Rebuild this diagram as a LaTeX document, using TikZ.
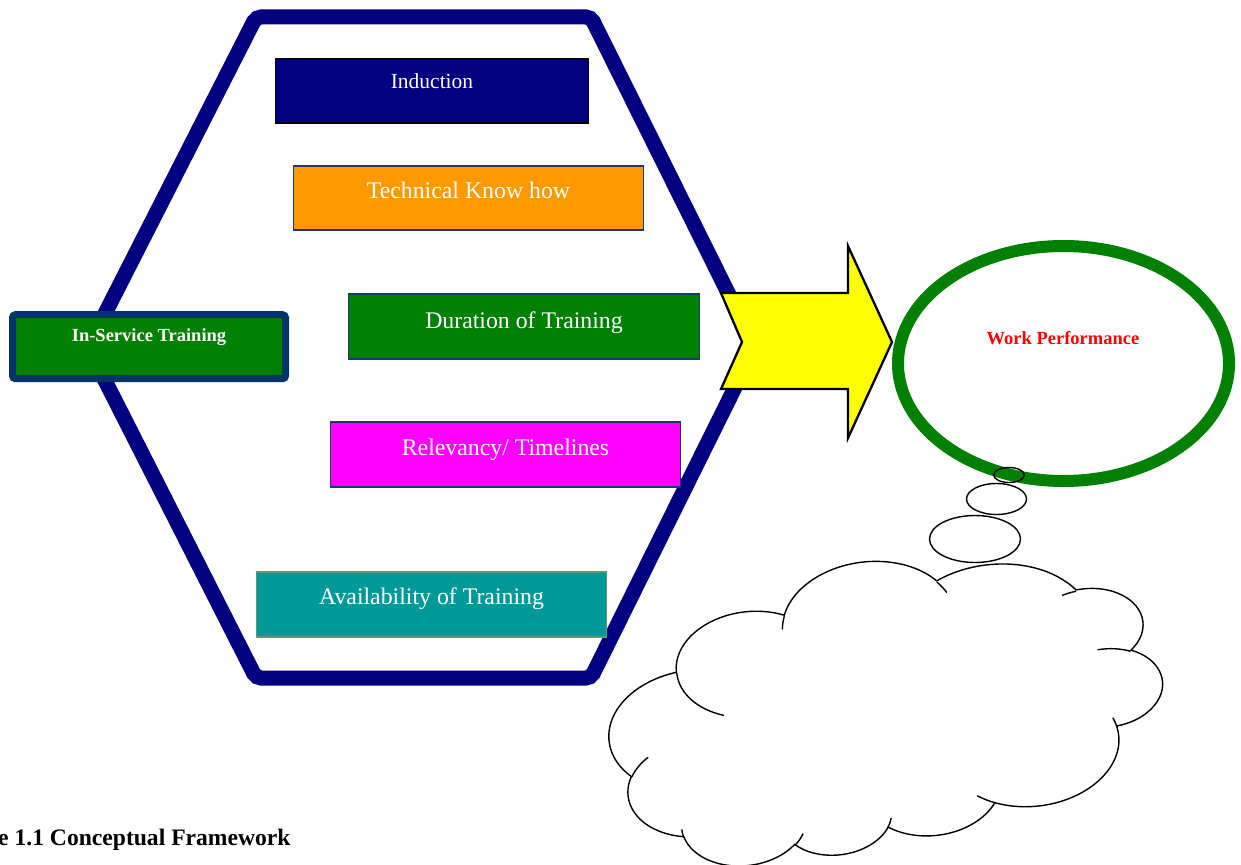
\documentclass[tikz,border=0pt]{standalone}
\usepackage{fontspec}
\setmainfont{Liberation Serif}
\usetikzlibrary{shapes.geometric}

\definecolor{hexnavy}{RGB}{0,0,128}
\definecolor{frameblue}{RGB}{0,51,102}
\definecolor{boxedge}{RGB}{31,56,100}
\definecolor{leafgreen}{RGB}{0,128,0}
\definecolor{orangefill}{RGB}{255,153,0}
\definecolor{pinkfill}{RGB}{255,0,255}
\definecolor{tealfill}{RGB}{0,153,153}
\definecolor{tealedge}{RGB}{84,160,110}
\definecolor{arrowyellow}{RGB}{255,255,0}

\tikzset{
  factor/.style={rectangle, draw=boxedge, line width=1.3pt, inner sep=0pt,
    text=white, anchor=base, font=\fontsize{23.8}{28}\selectfont},
  cloudline/.style={draw=black, line width=1.4pt},
  bubble/.style={draw=black, line width=1.4pt},
}

\begin{document}
\begin{tikzpicture}[x=1pt, y=-1pt]
\useasboundingbox (0,0) rectangle (1241,864);

% hexagonal frame
\draw[hexnavy, line width=15pt, rounded corners=5pt]
  (256,17) -- (591,17) -- (755,347) -- (591,678) -- (256,678) -- (88,347) -- cycle;

% training factors
\node[factor, fill=hexnavy, draw=black, minimum width=313pt,
      text height=30pt, text depth=34pt, font=\fontsize{21.5}{26}\selectfont]
  (induction) at (432,89) {Induction};
\node[factor, fill=orangefill, minimum width=350pt, text height=32pt, text depth=32pt]
  (technical) at (468.5,198) {Technical Know how};
\node[factor, fill=leafgreen, minimum width=351pt, text height=34pt, text depth=31pt]
  (duration) at (524,328) {Duration of Training};
\node[factor, fill=pinkfill, minimum width=350pt, text height=33pt, text depth=32pt]
  (relevancy) at (505.5,455) {Relevancy/ Timelines};
\node[factor, fill=tealfill, draw=tealedge, minimum width=350pt, text height=32pt, text depth=33pt]
  (availability) at (431.5,604) {Availability of Training};

% main concept box
\node[rectangle, rounded corners=3pt, draw=frameblue, line width=7pt, fill=leafgreen,
      inner sep=0pt, minimum width=273pt, text height=27pt, text depth=37pt,
      text=white, anchor=base, font=\bfseries\fontsize{18.5}{22}\selectfont]
  (inservice) at (149,341.7) {In-Service Training};

% block arrow
\draw[fill=arrowyellow, draw=black, line width=2.3pt, line join=miter]
  (721,293) -- (848,293) -- (848,246) -- (892,342) -- (848,438) -- (848,389)
  -- (721,389) -- (742,342) -- cycle;

% outcome ellipse
\node[ellipse, draw=leafgreen, line width=12pt, minimum width=331pt,
      minimum height=235pt, inner sep=0pt] (performance) at (1063.5,363.5) {};
\node[anchor=base, inner sep=0pt, text=red, font=\bfseries\fontsize{18.5}{22}\selectfont]
  (performancetext) at (1063,344) {Work Performance};

% thought bubbles
\draw[bubble] (1009,475) ellipse [x radius=15.3, y radius=7.5];
\draw[bubble] (996.5,499) ellipse [x radius=30, y radius=15.5];
\draw[bubble] (975,539) ellipse [x radius=45.5, y radius=23.5];

% cloud: outline drawn in a 432 x 432 frame, turned upside down and tilted
\begin{scope}[shift={(885,705.5)}, rotate=6.7, xscale=-556/432, yscale=-288/432,
              shift={(-216,-216)}]
\draw[cloudline] (39.00,143.70)
  arc[start angle=172.25, delta angle=128.11, x radius=67.53, y radius=91.90]
  arc[start angle=-152.02, delta angle=106.56, x radius=53.33, y radius=72.67]
  arc[start angle=-153.49, delta angle=116.17, x radius=43.65, y radius=59.45]
  arc[start angle=-139.72, delta angle=129.50, x radius=48.57, y radius=65.95]
  arc[start angle=-74.77, delta angle=97.98, x radius=53.33, y radius=72.73]
  arc[start angle=-37.53, delta angle=119.39, x radius=67.75, y radius=92.20]
  arc[start angle=0.46, delta angle=121.51, x radius=57.85, y radius=78.67]
  arc[start angle=16.85, delta angle=129.38, x radius=67.52, y radius=92.15]
  arc[start angle=58.98, delta angle=91.21, x radius=77.20, y radius=105.43]
  arc[start angle=83.31, delta angle=139.81, x radius=43.60, y radius=59.18]
  arc[start angle=120.36, delta angle=143.75, x radius=43.45, y radius=59.45]
  -- cycle;
\draw[cloudline]
  (46.93,261.77) arc[start angle=85.55, delta angle=34.81, x radius=43.45, y radius=59.45]
  (69.28,348.99) arc[start angle=68.23, delta angle=15.08, x radius=43.60, y radius=59.18]
  (164.78,390.90) arc[start angle=146.23, delta angle=12.25, x radius=67.52, y radius=92.15]
  (288.27,347.51) arc[start angle=4.74, delta angle=12.11, x radius=67.52, y radius=92.15]
  (341.29,229.54) arc[start angle=-64.01, delta angle=64.47, x radius=57.85, y radius=78.67]
  (417.98,153.54) arc[start angle=23.21, delta angle=26.43, x radius=53.33, y radius=72.73]
  (383.24,54.26) arc[start angle=-10.22, delta angle=11.04, x radius=48.57, y radius=65.95]
  (290.78,39.52) arc[start angle=-156.28, delta angle=16.56, x radius=48.57, y radius=65.95]
  (221.41,47.20) arc[start angle=-167.72, delta angle=14.23, x radius=43.65, y radius=59.45]
  (140.00,51.92) arc[start angle=-59.64, delta angle=13.90, x radius=67.53, y radius=91.90]
  (41.27,157.89) arc[start angle=163.19, delta angle=9.06, x radius=67.53, y radius=91.90];
\end{scope}

% caption
\node[anchor=base west, inner sep=0pt, font=\bfseries\fontsize{23.6}{28}\selectfont]
  (caption) at (-2,845) {e 1.1 Conceptual Framework};
\end{tikzpicture}
\end{document}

──────────────────────────────

**EXERCISE TASK:** Each line from the top of the material through the line containing "(256,17) -- (591,17)" should be reproduced exactly; please drop any images.

**EXERCISE SOLUTION:**
Rebuild this diagram as a LaTeX document, using TikZ.
\documentclass[tikz,border=0pt]{standalone}
\usepackage{fontspec}
\setmainfont{Liberation Serif}
\usetikzlibrary{shapes.geometric}

\definecolor{hexnavy}{RGB}{0,0,128}
\definecolor{frameblue}{RGB}{0,51,102}
\definecolor{boxedge}{RGB}{31,56,100}
\definecolor{leafgreen}{RGB}{0,128,0}
\definecolor{orangefill}{RGB}{255,153,0}
\definecolor{pinkfill}{RGB}{255,0,255}
\definecolor{tealfill}{RGB}{0,153,153}
\definecolor{tealedge}{RGB}{84,160,110}
\definecolor{arrowyellow}{RGB}{255,255,0}

\tikzset{
  factor/.style={rectangle, draw=boxedge, line width=1.3pt, inner sep=0pt,
    text=white, anchor=base, font=\fontsize{23.8}{28}\selectfont},
  cloudline/.style={draw=black, line width=1.4pt},
  bubble/.style={draw=black, line width=1.4pt},
}

\begin{document}
\begin{tikzpicture}[x=1pt, y=-1pt]
\useasboundingbox (0,0) rectangle (1241,864);

% hexagonal frame
\draw[hexnavy, line width=15pt, rounded corners=5pt]
  (256,17) -- (591,17) -- (755,347) -- (591,678) -- (256,678) -- (88,347) -- cycle;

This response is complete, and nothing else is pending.